Asian Journal of Current Research

This work presents a transistor-level design and comparative evaluation of parallel prefix adders implemented using a 45 nm CMOS process. The study focuses on the optimization of fundamental prefix cells, namely white, grey, black and sum cells, through the combined use of transmission-gate logic and static CMOS techniques. The optimized cells are incorporated into the Brent–Kung adder architecture and simulated in Cadence Virtuoso at a supply voltage of 1 V and an operating frequency of 1 GHz. The full-custom implementation was selected instead of an FPGA- or synthesis-based approach to allow direct control over device dimensions, switching behavior and circuit-level performance parameters. The proposed design is compared with conventional CMOS-based Kogge–Stone, Ladner–Fischer, Han–Carlson and Brent–Kung adder architectures for 4-bit, 8-bit, 16-bit and 32-bit configurations.
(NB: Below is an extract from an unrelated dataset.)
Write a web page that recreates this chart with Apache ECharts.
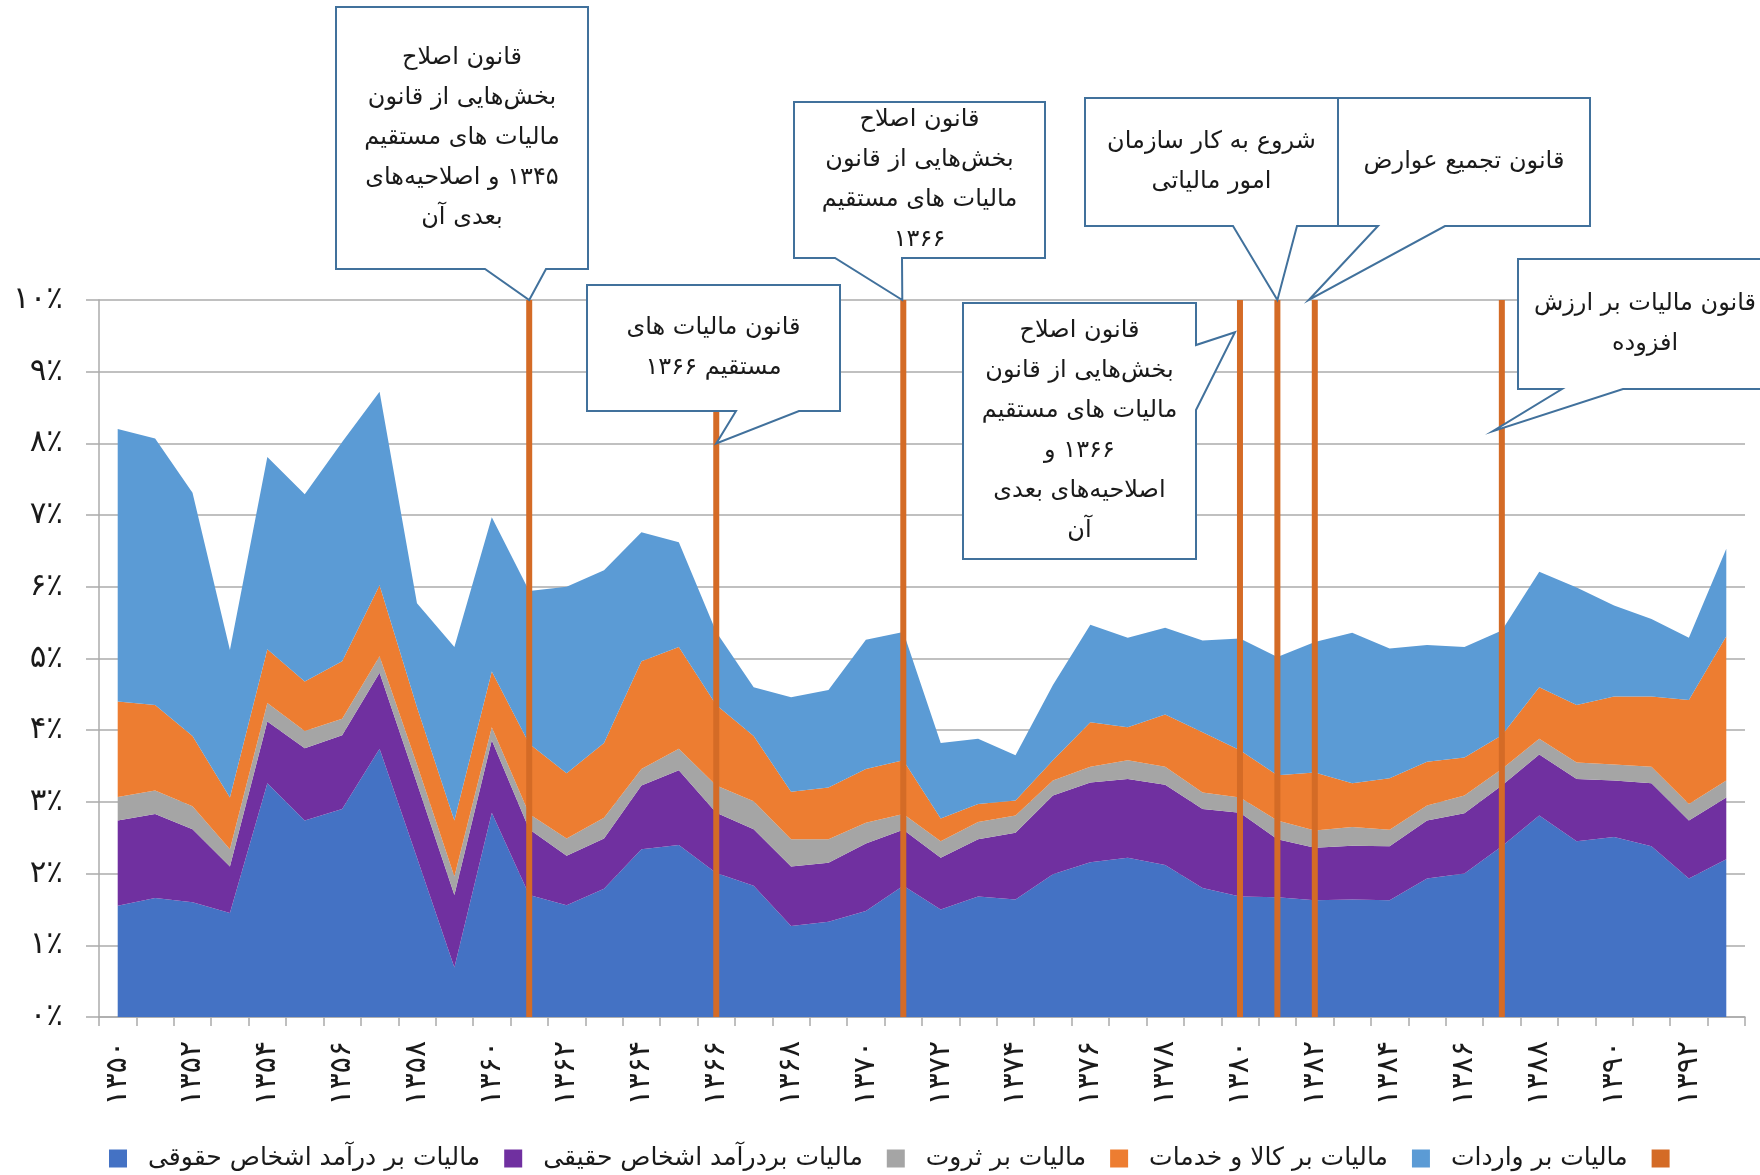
<!DOCTYPE html>
<html>
<head>
<meta charset="utf-8">
<script src="https://cdn.jsdelivr.net/npm/echarts@6/dist/echarts.min.js"></script>
<style>
  html, body { margin: 0; padding: 0; background: #fff; }
  #chart { width: 1760px; height: 1175px; }
</style>
</head>
<body>
<div id="chart" dir="rtl"></div>
<script>
// years 1350..1393 (solar hijri)
const years = ['۱۳۵۰', '۱۳۵۱', '۱۳۵۲', '۱۳۵۳', '۱۳۵۴', '۱۳۵۵', '۱۳۵۶', '۱۳۵۷', '۱۳۵۸', '۱۳۵۹',
  '۱۳۶۰', '۱۳۶۱', '۱۳۶۲', '۱۳۶۳', '۱۳۶۴', '۱۳۶۵', '۱۳۶۶', '۱۳۶۷', '۱۳۶۸', '۱۳۶۹',
  '۱۳۷۰', '۱۳۷۱', '۱۳۷۲', '۱۳۷۳', '۱۳۷۴', '۱۳۷۵', '۱۳۷۶', '۱۳۷۷', '۱۳۷۸', '۱۳۷۹',
  '۱۳۸۰', '۱۳۸۱', '۱۳۸۲', '۱۳۸۳', '۱۳۸۴', '۱۳۸۵', '۱۳۸۶', '۱۳۸۷', '۱۳۸۸', '۱۳۸۹',
  '۱۳۹۰', '۱۳۹۱', '۱۳۹۲', '۱۳۹۳'];

// share of GDP, percent
const corporateIncome = [1.55, 1.66, 1.60, 1.45, 3.26, 2.74, 2.90, 3.74, 2.22, 0.69, 2.85, 1.70, 1.56, 1.79, 2.34, 2.40, 2.01, 1.83, 1.27, 1.33, 1.48, 1.83, 1.50, 1.68, 1.64, 1.99, 2.16, 2.22, 2.12, 1.80, 1.68, 1.67, 1.63, 1.64, 1.63, 1.93, 2.00, 2.38, 2.81, 2.45, 2.51, 2.38, 1.93, 2.20];
const personalIncome = [1.19, 1.17, 1.02, 0.65, 0.86, 1.01, 1.03, 1.06, 1.04, 1.01, 1.01, 0.92, 0.69, 0.70, 0.89, 1.04, 0.84, 0.79, 0.83, 0.82, 0.94, 0.78, 0.72, 0.80, 0.93, 1.10, 1.11, 1.10, 1.12, 1.10, 1.17, 0.81, 0.73, 0.75, 0.75, 0.81, 0.84, 0.85, 0.85, 0.87, 0.79, 0.88, 0.81, 0.86];
const wealthTax = [0.33, 0.33, 0.32, 0.24, 0.26, 0.24, 0.23, 0.23, 0.26, 0.26, 0.18, 0.21, 0.24, 0.29, 0.23, 0.30, 0.38, 0.39, 0.38, 0.33, 0.29, 0.22, 0.23, 0.24, 0.24, 0.21, 0.22, 0.26, 0.25, 0.23, 0.21, 0.26, 0.24, 0.26, 0.23, 0.21, 0.25, 0.23, 0.22, 0.23, 0.22, 0.23, 0.23, 0.24];
const goodsServices = [1.33, 1.19, 0.98, 0.72, 0.75, 0.69, 0.80, 0.99, 0.80, 0.78, 0.78, 0.98, 0.91, 1.04, 1.50, 1.42, 1.12, 0.91, 0.66, 0.72, 0.75, 0.75, 0.32, 0.25, 0.21, 0.28, 0.62, 0.46, 0.73, 0.84, 0.66, 0.63, 0.81, 0.61, 0.72, 0.61, 0.53, 0.47, 0.72, 0.80, 0.95, 0.98, 1.45, 2.01];
const importTax = [3.80, 3.72, 3.39, 2.06, 2.68, 2.61, 3.06, 2.70, 1.45, 2.42, 2.15, 2.13, 2.60, 2.41, 1.80, 1.46, 1.02, 0.68, 1.32, 1.36, 1.80, 1.79, 1.05, 0.91, 0.63, 1.05, 1.36, 1.25, 1.21, 1.28, 1.56, 1.65, 1.82, 2.10, 1.81, 1.63, 1.54, 1.46, 1.61, 1.64, 1.27, 1.08, 0.87, 1.22];

const seriesNames = ['مالیات بر درآمد اشخاص حقوقی', 'مالیات بردرآمد اشخاص حقیقی', 'مالیات بر ثروت', 'مالیات بر کالا و خدمات', 'مالیات بر واردات'];
const seriesColors = ['#4472C4', '#7030A0', '#A5A5A5', '#ED7D31', '#5B9BD5'];

// years with a tax law change, drawn as full-height markers
const reformYears = ['۱۳۶۱', '۱۳۶۶', '۱۳۷۱', '۱۳۸۰', '۱۳۸۱', '۱۳۸۲', '۱۳۸۷'];
const reformHeight = 10;

const callouts = [
  { year: '۱۳۶۱', value: 10, lines: ['قانون اصلاح', 'بخش‌هایی از قانون', 'مالیات های مستقیم', '۱۳۴۵ و اصلاحیه‌های', 'بعدی آن'] },
  { year: '۱۳۶۶', value: 8, lines: ['قانون مالیات های', 'مستقیم ۱۳۶۶'] },
  { year: '۱۳۷۱', value: 10, lines: ['قانون اصلاح', 'بخش‌هایی از قانون', 'مالیات های مستقیم', '۱۳۶۶'] },
  { year: '۱۳۸۰', value: 9.55, lines: ['قانون اصلاح', 'بخش‌هایی از قانون', 'مالیات های مستقیم', '۱۳۶۶ و', 'اصلاحیه‌های بعدی', 'آن'] },
  { year: '۱۳۸۱', value: 10, lines: ['شروع به کار سازمان', 'امور مالیاتی'] },
  { year: '۱۳۸۲', value: 10, lines: ['قانون تجمیع عوارض'] },
  { year: '۱۳۸۷', value: 8.17, lines: ['قانون مالیات بر ارزش', 'افزوده'] }
];

// callout box layout in pixels (box, pointer base on the given side, tip nudge)
const calloutBoxes = [
  { x0: 336, y0: 7, x1: 588, y1: 269, side: 'bottom', a: 485, b: 546, dx: 0 },
  { x0: 587, y0: 285, x1: 840, y1: 411, side: 'bottom', a: 736, b: 799, dx: 0 },
  { x0: 794, y0: 102, x1: 1045, y1: 258, side: 'bottom', a: 835, b: 902, dx: -1 },
  { x0: 963, y0: 303, x1: 1196, y1: 559, side: 'right', a: 345, b: 410, dx: -5 },
  { x0: 1085, y0: 98, x1: 1338, y1: 226, side: 'bottom', a: 1233, b: 1297, dx: 0 },
  { x0: 1338, y0: 98, x1: 1590, y1: 226, side: 'bottom', a: 1378, b: 1445, dx: -6 },
  { x0: 1518, y0: 259, x1: 1772, y1: 389, side: 'bottom', a: 1562, b: 1623, dx: -9 }
];

const FONT = "'DejaVu Sans', sans-serif";
const TEXT_COLOR = '#1a1a1a';
const GRID_COLOR = '#ABABAB';

const faDigits = '۰۱۲۳۴۵۶۷۸۹';
const toFa = n => String(n).replace(/\d/g, d => faDigits[+d]);

const chart = echarts.init(document.getElementById('chart'));

const stackData = [corporateIncome, personalIncome, wealthTax, goodsServices, importTax];

const areaSeries = stackData.map((data, i) => ({
  name: seriesNames[i],
  type: 'line',
  stack: 'total',
  data: data,
  symbol: 'none',
  showSymbol: false,
  lineStyle: { width: 0 },
  itemStyle: { color: seriesColors[i] },
  areaStyle: { color: seriesColors[i], opacity: 1 },
  emphasis: { disabled: true }
}));

const reformSeries = {
  name: ' ',
  type: 'bar',
  barWidth: 6,
  data: years.map(y => reformYears.includes(y) ? reformHeight : '-'),
  itemStyle: { color: '#D46B26' },
  z: 5
};

const option = {
  animation: false,
  backgroundColor: '#fff',
  grid: {
    left: 99,
    right: 15,
    top: 300,
    bottom: 158,
    containLabel: false,
    outerBoundsMode: 'none'
  },
  legend: {
    left: 104,
    top: 1141,
    icon: 'rect',
    itemWidth: 18,
    itemHeight: 18,
    itemGap: 24,
    selectedMode: false,
    textStyle: { fontFamily: FONT, fontSize: 25, color: TEXT_COLOR, padding: [0, 0, 0, 16] },
    data: [...seriesNames, ' ']
  },
  xAxis: {
    type: 'category',
    data: years,
    boundaryGap: true,
    axisLine: { lineStyle: { color: GRID_COLOR, width: 1.5 } },
    axisTick: { show: true, interval: 0, length: 9, lineStyle: { color: GRID_COLOR, width: 1.5 } },
    axisLabel: {
      interval: 1,
      rotate: 90,
      margin: 24,
      fontFamily: FONT,
      fontSize: 30,
      color: TEXT_COLOR
    },
    splitLine: { show: false }
  },
  yAxis: {
    type: 'value',
    min: 0,
    max: 10,
    interval: 1,
    axisLine: { show: true, lineStyle: { color: GRID_COLOR, width: 1.5 } },
    axisTick: { show: true, length: 13, lineStyle: { color: GRID_COLOR, width: 1.5 } },
    axisLabel: {
      margin: 36,
      fontFamily: FONT,
      fontSize: 31,
      color: TEXT_COLOR,
      formatter: v => toFa(v) + '٪'
    },
    splitLine: { lineStyle: { color: GRID_COLOR, width: 1.5 } }
  },
  series: [...areaSeries, reformSeries]
};

chart.setOption(option);

// callouts pointing at the reform markers
const graphics = [];
callouts.forEach((c, k) => {
  const b = calloutBoxes[k];
  const tip = chart.convertToPixel({ xAxisIndex: 0, yAxisIndex: 0 }, [c.year, c.value]);
  const tx = tip[0] + (b.dx || 0);
  const ty = tip[1];
  let pts;
  if (b.side === 'bottom') {
    pts = [[b.x0, b.y0], [b.x1, b.y0], [b.x1, b.y1], [b.b, b.y1], [tx, ty], [b.a, b.y1], [b.x0, b.y1]];
  } else {
    pts = [[b.x0, b.y0], [b.x1, b.y0], [b.x1, b.a], [tx, ty], [b.x1, b.b], [b.x1, b.y1], [b.x0, b.y1]];
  }
  graphics.push({
    type: 'polygon',
    z: 100,
    silent: true,
    shape: { points: pts },
    style: { fill: '#fff', stroke: '#41719C', lineWidth: 2 }
  });
  graphics.push({
    type: 'text',
    z: 101,
    silent: true,
    style: {
      text: c.lines.join('\n'),
      x: (b.x0 + Math.min(b.x1, 1772)) / 2,
      y: (b.y0 + b.y1) / 2,
      align: 'center',
      textAlign: 'center',
      verticalAlign: 'middle',
      textVerticalAlign: 'middle',
      font: '24px ' + FONT,
      lineHeight: 40,
      fill: TEXT_COLOR
    }
  });
});
chart.setOption({ graphic: graphics });
</script>
</body>
</html>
The evaluation considers propagation delay, average power consumption, power–delay product (PDP) and transistor count under an FO4 load condition. Simulation results show that the proposed transmission-gate-based Brent–Kung adder achieves lower power consumption and a reduced PDP across the evaluated bit widths. For the 32-bit configuration, the proposed architecture records a delay of 1.14 ns, power consumption of 41.62 µW and a PDP of 47.4468 fJ.Transistor-count analysis also indicates reductions of approximately 40.8%, 37.9%, 35.8% and 34.9% for the 4-bit, 8-bit, 16-bit and 32-bit implementations, respectively, compared with the conventional Brent–Kung adder. These results indicate that the proposed architecture provides an improved balance among speed, power dissipation and hardware complexity for energy-efficient arithmetic circuit design in nanoscale VLSI applications.